Covid Regulations, China's Crackdown On Alibaba And Others Are Taking Toll On Its Tech Workers - Read How

  • Chinese tech workers are facing a tough time landing a job that is coming after a significant pay cut, the Financial Times reports.
  • The domestic regulatory crackdown on the Big Techs ranging from Alibaba Group Holding Limited (NYSE:BABA), Tencent Holding Ltd (OTC:TCEHY), and stringent Covid lockdown played a double whammy on the country's economic growth.
  • The tech candidates are landing jobs after a 30% - 50% pay cut and a demotion, making it the most challenging job market ever.
  • Many could not get to their next job due to quarantine measures to contain Covid.
  • Over the past year, China's once overworked but well-paid tech workers saw a decline in office perks, job cuts, headcount freezes, and stalling or falling pay.
  • Trouble at smaller, unprofitable companies gradually expanded to highly profitable groups, including Alibaba and Tencent. 
  • The companies repeatedly emphasized cost control.
  • China's unemployment rate for young workers aged 18 to 24 rose to 18.4% in May, FT wrote.

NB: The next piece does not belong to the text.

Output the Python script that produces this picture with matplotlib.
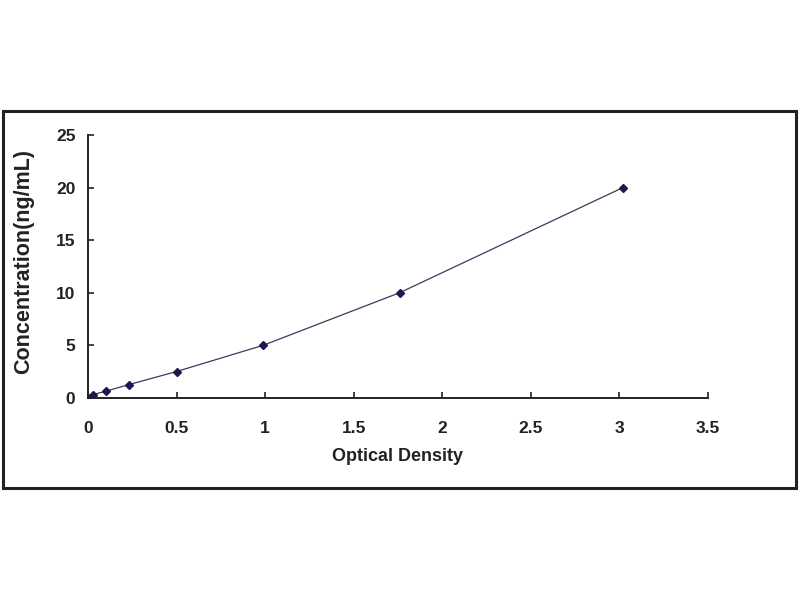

More than 10 million graduating university students will soon join the club. 
  • China's five largest publicly listed edtech groups slashed payrolls by 175,000 by the end of February.
  • Lossmaking companies, amid tighter scrutiny from regulators, including iQIYI, Inc (NASDAQ:IQ), Kuaishou Technology (OTC:KUASF), and DiDi Global Inc (OTC:DIDIY), resorted to downsizing employees.
  • Price Action: BABA shares traded lower by 5.38% at $102.32 on the last check Thursday.